Problem.
Lift out all lines below that contain "matplotlib".

:::::

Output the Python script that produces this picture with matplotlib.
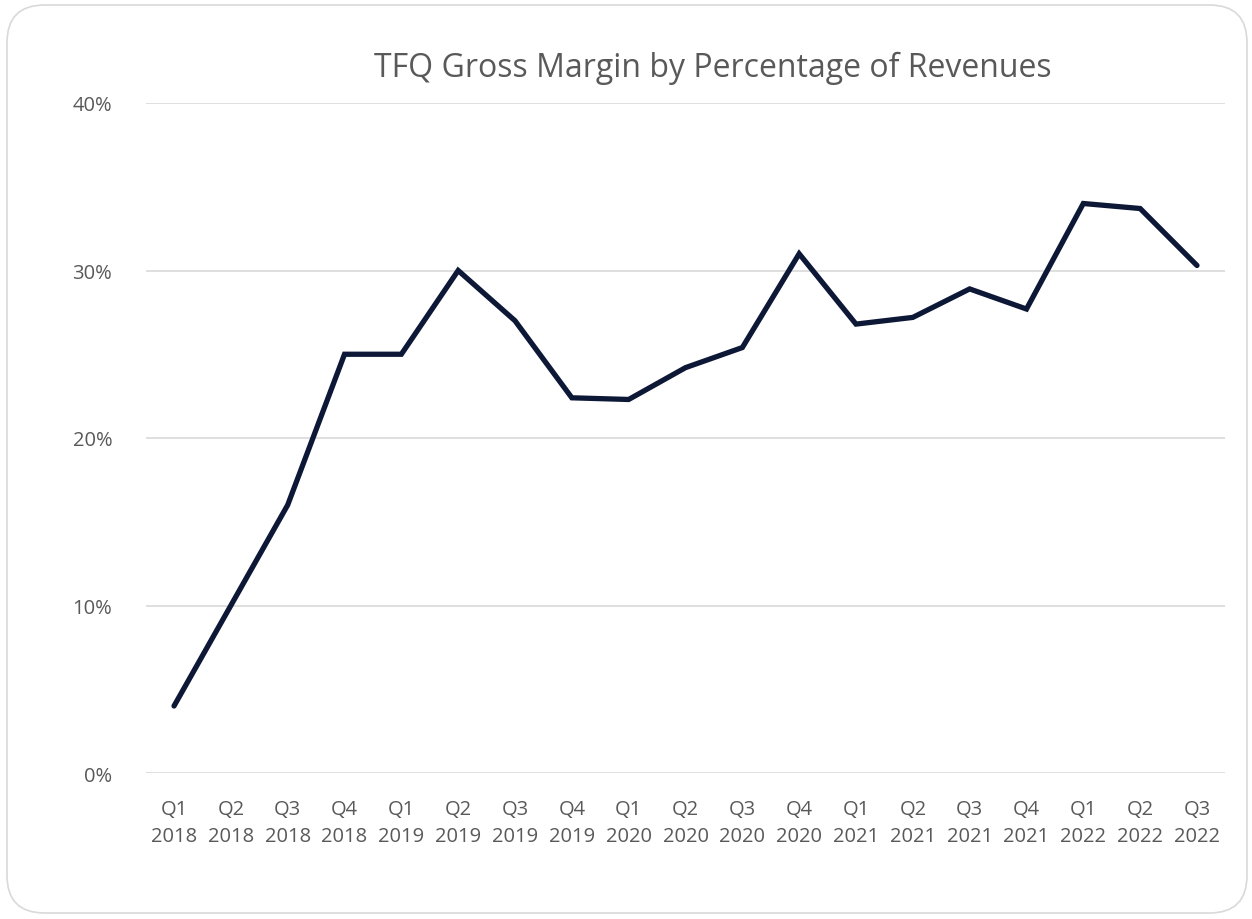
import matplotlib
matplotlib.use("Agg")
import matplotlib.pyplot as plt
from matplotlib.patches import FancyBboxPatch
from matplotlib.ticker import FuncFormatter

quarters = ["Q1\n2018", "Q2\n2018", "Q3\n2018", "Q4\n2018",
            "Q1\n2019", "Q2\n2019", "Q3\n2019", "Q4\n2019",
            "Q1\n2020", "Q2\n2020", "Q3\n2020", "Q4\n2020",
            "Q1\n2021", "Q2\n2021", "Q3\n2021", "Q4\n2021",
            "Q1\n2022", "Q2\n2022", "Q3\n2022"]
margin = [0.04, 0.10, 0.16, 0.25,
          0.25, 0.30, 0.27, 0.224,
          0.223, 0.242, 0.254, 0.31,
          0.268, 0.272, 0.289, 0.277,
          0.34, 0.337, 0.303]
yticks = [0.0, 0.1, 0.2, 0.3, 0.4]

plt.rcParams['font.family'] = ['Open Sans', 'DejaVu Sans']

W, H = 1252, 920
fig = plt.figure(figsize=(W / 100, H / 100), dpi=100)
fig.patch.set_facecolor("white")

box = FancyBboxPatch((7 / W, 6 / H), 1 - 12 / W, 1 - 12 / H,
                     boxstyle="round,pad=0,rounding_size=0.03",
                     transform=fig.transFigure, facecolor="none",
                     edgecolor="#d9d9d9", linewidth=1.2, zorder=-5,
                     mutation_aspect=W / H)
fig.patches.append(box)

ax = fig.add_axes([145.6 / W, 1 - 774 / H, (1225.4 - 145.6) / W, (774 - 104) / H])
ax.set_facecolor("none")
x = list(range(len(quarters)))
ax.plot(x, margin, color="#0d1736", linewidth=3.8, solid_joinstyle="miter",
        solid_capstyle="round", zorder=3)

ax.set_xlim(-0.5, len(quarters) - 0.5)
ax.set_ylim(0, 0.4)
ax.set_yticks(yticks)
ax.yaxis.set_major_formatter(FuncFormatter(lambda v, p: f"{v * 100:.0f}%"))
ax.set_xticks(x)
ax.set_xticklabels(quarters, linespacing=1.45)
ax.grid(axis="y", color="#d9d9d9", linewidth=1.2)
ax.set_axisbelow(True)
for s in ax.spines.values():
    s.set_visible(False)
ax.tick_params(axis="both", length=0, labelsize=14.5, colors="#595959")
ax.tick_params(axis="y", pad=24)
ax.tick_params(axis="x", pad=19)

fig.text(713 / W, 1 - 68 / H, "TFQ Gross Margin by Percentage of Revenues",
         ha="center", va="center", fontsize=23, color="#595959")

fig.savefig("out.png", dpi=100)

:::::

Reply.
Output the Python script that produces this picture with matplotlib.
import matplotlib
matplotlib.use("Agg")
import matplotlib.pyplot as plt
from matplotlib.patches import FancyBboxPatch
from matplotlib.ticker import FuncFormatter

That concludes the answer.